§ **TASK STATEMENT**
From the listing below, copy word for word every line starting at the one that includes "Rebuild this chart" and ending at the one that includes "from matplotlib.ticker import MultipleLocator"; the pictures are omitted.

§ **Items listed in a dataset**
** Start **

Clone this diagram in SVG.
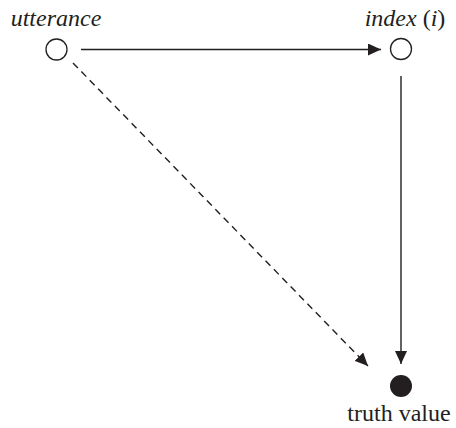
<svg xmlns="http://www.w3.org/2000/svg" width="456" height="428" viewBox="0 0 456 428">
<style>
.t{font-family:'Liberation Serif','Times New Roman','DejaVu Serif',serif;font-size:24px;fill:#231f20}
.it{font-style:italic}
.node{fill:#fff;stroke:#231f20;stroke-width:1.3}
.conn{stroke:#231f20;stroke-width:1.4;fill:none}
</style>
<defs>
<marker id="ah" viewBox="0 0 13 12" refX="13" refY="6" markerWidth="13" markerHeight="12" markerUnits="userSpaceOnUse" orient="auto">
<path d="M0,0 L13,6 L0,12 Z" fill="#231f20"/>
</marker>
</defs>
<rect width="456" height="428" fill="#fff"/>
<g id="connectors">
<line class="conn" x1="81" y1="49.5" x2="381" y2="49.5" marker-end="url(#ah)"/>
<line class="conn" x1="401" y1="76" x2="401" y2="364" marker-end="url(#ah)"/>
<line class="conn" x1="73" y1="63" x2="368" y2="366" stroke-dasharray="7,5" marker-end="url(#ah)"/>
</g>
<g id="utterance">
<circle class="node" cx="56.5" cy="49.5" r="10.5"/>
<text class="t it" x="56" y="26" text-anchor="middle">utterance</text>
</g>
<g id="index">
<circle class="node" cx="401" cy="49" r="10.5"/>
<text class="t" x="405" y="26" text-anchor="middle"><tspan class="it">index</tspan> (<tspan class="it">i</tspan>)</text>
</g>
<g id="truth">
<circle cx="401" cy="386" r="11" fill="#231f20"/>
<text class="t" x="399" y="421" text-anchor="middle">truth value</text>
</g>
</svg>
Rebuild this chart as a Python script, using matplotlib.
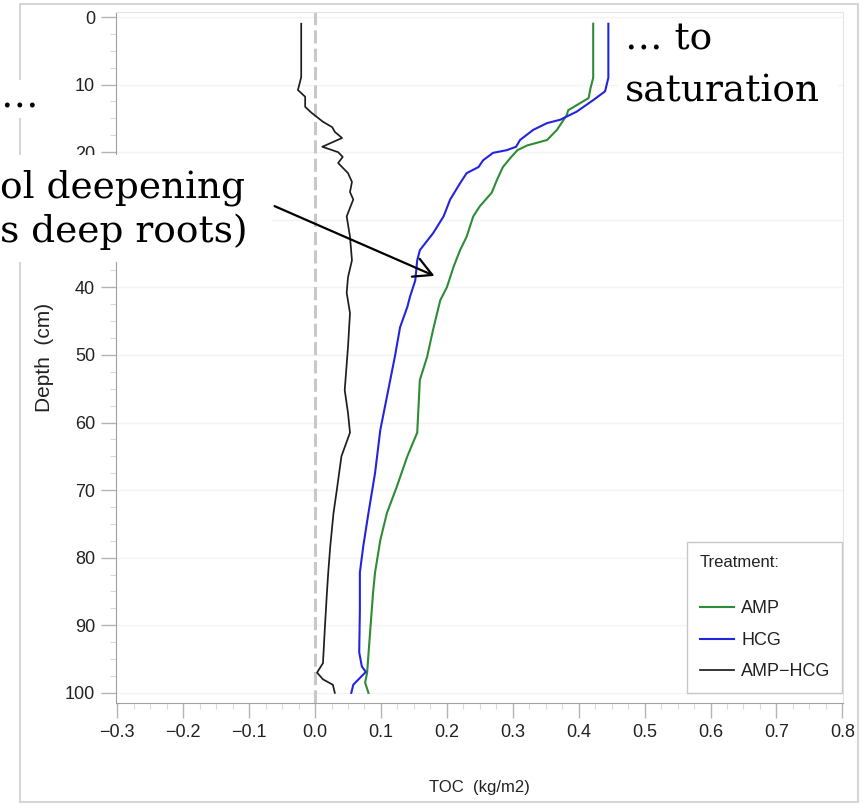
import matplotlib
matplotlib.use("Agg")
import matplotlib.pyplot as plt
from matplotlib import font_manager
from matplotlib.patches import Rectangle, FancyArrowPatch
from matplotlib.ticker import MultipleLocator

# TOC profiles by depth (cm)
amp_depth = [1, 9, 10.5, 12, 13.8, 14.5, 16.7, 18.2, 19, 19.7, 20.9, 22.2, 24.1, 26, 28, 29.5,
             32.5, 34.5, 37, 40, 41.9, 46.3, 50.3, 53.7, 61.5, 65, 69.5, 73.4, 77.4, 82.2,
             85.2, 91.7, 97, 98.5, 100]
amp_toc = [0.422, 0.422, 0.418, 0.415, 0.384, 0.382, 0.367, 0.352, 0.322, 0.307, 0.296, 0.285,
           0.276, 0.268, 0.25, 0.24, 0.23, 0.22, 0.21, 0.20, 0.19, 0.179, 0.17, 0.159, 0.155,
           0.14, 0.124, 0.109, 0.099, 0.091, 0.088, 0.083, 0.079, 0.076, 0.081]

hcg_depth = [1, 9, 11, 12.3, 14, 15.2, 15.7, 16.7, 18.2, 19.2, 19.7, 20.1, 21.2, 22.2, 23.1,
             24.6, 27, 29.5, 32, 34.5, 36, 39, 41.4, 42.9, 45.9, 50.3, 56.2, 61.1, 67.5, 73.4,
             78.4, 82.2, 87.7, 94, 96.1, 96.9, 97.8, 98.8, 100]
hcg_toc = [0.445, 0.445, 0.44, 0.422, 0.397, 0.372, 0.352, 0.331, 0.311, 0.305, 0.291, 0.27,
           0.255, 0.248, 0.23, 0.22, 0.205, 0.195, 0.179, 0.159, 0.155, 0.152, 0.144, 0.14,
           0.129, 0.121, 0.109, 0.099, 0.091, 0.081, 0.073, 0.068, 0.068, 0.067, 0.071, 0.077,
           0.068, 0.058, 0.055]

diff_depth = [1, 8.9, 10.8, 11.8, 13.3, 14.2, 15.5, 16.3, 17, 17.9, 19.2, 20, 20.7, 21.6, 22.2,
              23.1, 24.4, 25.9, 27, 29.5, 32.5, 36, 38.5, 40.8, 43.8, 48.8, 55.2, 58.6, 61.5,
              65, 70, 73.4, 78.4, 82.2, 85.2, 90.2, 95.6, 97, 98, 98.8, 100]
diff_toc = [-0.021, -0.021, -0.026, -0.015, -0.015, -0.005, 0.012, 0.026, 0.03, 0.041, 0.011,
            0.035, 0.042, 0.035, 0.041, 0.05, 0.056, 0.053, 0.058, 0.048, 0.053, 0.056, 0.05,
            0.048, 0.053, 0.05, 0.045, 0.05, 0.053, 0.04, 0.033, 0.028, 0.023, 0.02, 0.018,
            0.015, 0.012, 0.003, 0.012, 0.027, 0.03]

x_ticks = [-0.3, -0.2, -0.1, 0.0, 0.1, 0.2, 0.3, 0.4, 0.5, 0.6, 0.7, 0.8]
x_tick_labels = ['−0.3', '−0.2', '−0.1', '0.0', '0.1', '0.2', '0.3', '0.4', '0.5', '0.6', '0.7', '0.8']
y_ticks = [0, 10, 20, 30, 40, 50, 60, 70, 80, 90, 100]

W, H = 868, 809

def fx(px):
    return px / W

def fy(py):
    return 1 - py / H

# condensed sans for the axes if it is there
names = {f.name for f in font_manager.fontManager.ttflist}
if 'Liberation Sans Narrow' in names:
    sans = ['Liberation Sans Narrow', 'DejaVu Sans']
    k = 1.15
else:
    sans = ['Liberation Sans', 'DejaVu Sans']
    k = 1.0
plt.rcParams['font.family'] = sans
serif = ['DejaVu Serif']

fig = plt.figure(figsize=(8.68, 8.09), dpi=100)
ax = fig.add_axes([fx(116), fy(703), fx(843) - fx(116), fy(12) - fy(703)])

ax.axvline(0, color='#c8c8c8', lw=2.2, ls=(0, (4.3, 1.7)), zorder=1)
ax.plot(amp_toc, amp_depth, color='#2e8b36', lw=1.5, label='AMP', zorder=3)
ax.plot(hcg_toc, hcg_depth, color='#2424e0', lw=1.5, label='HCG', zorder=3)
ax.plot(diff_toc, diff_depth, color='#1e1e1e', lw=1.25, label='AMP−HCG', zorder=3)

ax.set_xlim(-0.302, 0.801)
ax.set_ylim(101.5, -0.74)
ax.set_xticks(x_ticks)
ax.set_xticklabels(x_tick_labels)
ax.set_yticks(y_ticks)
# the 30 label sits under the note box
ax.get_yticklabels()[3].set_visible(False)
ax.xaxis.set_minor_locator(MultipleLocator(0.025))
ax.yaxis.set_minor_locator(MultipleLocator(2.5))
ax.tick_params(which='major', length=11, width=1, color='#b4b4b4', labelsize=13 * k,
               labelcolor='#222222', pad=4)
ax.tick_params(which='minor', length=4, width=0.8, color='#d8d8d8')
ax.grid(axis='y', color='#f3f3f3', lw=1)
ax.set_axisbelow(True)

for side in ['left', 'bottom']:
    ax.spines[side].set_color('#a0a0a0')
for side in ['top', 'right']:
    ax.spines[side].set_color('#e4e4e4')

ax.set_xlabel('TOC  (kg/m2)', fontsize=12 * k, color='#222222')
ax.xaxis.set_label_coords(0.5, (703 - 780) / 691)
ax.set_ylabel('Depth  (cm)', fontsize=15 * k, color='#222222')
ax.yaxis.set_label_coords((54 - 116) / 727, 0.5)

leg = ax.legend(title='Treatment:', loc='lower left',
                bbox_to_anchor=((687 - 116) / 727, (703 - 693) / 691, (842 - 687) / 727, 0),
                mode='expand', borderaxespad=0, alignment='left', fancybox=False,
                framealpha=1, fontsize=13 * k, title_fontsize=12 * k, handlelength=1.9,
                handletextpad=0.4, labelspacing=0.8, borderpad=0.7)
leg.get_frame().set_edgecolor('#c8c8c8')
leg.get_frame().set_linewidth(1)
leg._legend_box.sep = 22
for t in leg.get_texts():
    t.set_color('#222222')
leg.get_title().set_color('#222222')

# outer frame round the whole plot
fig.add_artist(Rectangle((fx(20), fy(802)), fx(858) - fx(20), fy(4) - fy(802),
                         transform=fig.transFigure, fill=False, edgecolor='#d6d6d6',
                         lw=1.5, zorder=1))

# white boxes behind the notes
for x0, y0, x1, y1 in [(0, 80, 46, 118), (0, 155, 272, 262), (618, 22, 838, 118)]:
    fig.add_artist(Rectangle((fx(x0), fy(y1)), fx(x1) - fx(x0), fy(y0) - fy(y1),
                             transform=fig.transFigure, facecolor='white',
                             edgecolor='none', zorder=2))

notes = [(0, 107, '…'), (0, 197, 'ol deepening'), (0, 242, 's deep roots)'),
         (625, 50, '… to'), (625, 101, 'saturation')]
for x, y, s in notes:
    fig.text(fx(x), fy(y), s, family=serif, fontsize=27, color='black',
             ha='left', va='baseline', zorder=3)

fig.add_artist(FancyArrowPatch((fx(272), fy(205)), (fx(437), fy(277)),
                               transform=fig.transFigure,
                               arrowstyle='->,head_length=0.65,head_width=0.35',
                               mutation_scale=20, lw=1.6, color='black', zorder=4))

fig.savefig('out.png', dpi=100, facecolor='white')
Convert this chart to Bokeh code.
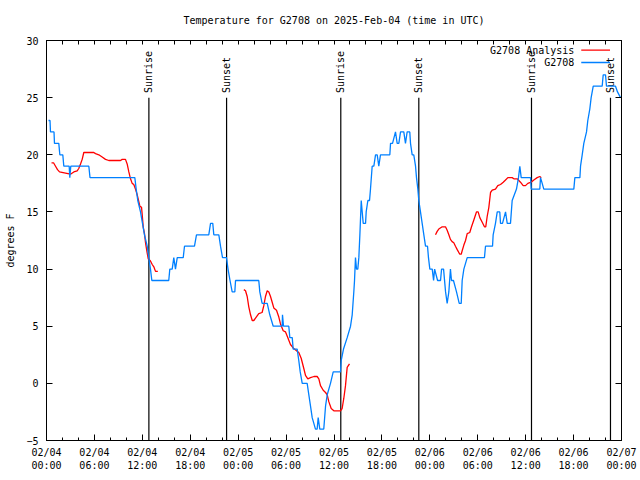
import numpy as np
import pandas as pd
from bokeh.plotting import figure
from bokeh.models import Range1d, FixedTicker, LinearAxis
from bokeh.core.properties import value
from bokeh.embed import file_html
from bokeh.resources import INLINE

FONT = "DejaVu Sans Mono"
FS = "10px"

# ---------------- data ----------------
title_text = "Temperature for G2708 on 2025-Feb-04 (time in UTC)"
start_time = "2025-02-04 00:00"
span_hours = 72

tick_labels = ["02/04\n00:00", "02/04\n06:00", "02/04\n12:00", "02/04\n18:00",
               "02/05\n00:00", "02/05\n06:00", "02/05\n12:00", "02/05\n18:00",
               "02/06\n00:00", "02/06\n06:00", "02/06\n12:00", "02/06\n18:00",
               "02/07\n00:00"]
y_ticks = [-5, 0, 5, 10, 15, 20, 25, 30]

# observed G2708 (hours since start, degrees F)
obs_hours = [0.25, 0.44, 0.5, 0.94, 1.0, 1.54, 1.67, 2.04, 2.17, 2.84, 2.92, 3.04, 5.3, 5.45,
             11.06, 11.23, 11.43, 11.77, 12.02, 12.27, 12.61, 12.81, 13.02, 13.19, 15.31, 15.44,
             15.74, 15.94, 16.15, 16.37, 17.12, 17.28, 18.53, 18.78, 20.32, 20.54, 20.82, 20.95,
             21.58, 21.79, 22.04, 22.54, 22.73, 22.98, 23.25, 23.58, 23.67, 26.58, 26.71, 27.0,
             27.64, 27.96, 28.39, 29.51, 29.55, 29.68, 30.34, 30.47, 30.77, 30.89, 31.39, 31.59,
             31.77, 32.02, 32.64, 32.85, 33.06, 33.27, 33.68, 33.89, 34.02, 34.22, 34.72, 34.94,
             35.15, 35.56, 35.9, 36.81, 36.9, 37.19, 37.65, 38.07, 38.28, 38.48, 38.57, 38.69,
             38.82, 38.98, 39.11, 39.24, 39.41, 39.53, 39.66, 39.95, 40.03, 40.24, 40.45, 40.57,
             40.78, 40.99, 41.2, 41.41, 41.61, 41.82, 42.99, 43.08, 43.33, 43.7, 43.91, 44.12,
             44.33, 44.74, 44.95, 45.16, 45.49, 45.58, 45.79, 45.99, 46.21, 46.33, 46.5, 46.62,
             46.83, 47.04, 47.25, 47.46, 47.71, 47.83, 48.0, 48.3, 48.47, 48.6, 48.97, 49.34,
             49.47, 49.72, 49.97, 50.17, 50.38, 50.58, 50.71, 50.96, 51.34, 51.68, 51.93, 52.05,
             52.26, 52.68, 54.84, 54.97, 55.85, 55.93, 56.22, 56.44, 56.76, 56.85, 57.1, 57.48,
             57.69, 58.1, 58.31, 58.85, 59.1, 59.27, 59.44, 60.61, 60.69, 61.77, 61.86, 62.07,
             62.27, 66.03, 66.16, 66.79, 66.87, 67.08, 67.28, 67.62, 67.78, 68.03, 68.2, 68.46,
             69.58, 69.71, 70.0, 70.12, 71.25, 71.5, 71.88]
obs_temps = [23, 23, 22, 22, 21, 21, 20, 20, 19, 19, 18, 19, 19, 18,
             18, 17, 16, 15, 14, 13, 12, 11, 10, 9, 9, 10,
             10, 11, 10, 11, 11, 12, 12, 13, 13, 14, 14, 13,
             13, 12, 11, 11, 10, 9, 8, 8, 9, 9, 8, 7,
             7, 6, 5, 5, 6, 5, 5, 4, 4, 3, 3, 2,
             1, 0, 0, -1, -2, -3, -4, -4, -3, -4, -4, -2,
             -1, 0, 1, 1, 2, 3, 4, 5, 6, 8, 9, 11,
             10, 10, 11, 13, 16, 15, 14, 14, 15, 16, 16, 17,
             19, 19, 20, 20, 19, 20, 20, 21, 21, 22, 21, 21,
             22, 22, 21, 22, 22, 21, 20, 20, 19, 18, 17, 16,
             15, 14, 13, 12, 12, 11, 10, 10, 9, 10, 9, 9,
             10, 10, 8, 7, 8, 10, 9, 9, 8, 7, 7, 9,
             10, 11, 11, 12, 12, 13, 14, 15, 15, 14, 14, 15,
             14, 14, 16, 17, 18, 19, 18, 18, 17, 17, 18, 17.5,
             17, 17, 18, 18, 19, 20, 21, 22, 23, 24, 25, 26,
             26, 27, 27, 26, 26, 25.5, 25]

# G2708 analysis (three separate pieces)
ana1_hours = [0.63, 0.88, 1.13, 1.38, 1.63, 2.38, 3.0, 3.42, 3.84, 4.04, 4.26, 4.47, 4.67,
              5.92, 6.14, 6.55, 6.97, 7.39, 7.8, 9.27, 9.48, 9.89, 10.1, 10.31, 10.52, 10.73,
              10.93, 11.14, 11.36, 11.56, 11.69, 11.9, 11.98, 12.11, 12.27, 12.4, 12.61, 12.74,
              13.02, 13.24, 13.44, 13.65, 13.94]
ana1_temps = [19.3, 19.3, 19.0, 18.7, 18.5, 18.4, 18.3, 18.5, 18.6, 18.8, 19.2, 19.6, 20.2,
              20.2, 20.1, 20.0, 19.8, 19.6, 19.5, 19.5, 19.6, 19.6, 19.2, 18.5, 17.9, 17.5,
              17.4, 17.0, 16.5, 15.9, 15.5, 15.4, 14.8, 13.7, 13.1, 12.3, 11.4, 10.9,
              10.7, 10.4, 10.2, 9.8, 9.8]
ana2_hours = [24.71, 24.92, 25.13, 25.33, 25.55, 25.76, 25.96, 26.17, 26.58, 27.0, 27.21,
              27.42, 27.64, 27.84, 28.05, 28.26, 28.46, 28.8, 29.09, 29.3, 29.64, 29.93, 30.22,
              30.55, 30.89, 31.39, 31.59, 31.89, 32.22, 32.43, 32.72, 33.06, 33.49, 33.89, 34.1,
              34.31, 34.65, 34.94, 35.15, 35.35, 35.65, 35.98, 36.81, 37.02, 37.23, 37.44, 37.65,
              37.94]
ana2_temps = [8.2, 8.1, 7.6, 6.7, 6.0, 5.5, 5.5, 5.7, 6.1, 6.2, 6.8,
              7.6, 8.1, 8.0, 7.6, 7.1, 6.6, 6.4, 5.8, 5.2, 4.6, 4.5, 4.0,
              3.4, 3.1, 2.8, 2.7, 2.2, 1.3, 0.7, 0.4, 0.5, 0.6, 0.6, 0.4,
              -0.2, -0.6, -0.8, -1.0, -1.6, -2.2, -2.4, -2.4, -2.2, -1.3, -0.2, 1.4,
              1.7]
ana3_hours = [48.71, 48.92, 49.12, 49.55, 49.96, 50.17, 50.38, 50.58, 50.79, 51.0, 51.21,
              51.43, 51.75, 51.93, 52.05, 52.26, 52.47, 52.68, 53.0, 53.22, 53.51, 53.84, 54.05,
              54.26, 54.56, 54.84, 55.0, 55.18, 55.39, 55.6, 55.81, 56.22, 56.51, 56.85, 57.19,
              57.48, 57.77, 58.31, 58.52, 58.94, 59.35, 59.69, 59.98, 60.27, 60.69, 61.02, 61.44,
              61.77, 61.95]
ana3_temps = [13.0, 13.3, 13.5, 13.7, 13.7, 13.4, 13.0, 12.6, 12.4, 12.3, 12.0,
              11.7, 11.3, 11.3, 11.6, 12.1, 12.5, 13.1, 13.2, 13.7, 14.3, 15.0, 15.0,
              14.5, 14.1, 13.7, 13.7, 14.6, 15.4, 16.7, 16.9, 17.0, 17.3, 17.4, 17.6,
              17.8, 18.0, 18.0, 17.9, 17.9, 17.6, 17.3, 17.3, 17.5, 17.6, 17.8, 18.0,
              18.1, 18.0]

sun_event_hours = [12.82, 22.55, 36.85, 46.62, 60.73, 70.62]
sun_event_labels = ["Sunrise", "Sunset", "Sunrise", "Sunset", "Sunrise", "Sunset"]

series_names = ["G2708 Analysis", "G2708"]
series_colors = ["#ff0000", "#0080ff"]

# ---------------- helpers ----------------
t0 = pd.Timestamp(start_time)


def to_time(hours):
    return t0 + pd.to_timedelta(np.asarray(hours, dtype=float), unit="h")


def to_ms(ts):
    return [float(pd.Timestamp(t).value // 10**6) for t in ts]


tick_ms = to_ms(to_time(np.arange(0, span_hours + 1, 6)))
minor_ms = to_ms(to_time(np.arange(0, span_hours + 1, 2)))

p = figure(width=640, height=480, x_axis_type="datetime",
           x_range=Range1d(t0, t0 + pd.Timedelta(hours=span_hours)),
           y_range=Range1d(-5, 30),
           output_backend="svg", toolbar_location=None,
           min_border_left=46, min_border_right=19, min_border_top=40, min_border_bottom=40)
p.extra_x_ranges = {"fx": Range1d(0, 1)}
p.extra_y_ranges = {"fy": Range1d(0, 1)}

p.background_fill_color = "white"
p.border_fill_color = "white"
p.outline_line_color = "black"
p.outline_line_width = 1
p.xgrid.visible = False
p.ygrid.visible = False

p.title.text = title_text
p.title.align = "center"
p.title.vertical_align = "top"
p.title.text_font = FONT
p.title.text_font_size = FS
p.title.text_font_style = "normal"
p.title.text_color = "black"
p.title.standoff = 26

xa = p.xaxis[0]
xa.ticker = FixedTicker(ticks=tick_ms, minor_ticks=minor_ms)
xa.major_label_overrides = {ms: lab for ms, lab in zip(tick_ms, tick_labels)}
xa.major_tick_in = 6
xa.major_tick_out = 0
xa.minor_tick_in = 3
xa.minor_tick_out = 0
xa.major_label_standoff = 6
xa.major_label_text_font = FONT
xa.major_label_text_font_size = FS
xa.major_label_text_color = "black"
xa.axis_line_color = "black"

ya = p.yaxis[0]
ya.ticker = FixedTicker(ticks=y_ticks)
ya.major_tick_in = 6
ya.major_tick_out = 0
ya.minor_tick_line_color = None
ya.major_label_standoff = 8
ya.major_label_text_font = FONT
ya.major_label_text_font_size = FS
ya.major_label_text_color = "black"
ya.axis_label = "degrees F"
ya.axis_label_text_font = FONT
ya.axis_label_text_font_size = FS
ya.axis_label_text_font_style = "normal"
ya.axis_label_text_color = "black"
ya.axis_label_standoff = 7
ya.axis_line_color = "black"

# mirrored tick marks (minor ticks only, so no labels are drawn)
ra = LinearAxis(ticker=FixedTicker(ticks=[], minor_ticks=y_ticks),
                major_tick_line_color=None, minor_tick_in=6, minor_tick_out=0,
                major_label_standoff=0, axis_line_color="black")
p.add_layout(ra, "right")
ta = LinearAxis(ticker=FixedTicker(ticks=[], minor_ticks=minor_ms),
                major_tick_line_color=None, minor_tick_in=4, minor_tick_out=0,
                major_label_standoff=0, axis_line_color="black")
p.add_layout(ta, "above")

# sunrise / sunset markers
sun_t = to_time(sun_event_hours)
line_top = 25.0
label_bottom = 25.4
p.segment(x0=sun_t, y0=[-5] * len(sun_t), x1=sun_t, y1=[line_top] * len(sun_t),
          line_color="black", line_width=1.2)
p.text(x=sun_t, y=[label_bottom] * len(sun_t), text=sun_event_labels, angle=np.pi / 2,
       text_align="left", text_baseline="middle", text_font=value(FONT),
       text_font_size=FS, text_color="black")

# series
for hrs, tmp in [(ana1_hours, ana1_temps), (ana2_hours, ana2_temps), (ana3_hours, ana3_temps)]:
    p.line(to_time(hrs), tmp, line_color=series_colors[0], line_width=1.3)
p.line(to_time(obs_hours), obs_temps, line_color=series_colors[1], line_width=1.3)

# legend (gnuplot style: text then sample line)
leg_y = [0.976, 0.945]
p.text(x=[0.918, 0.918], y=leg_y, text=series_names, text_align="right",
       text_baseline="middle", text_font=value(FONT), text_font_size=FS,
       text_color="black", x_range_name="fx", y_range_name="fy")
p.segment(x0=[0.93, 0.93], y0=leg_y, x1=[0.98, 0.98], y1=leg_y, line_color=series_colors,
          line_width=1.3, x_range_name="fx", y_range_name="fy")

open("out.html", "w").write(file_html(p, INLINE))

** End **

§ **RESULT**
Rebuild this chart as a Python script, using matplotlib.
import matplotlib
matplotlib.use("Agg")
import matplotlib.pyplot as plt
from matplotlib import font_manager
from matplotlib.patches import Rectangle, FancyArrowPatch
from matplotlib.ticker import MultipleLocator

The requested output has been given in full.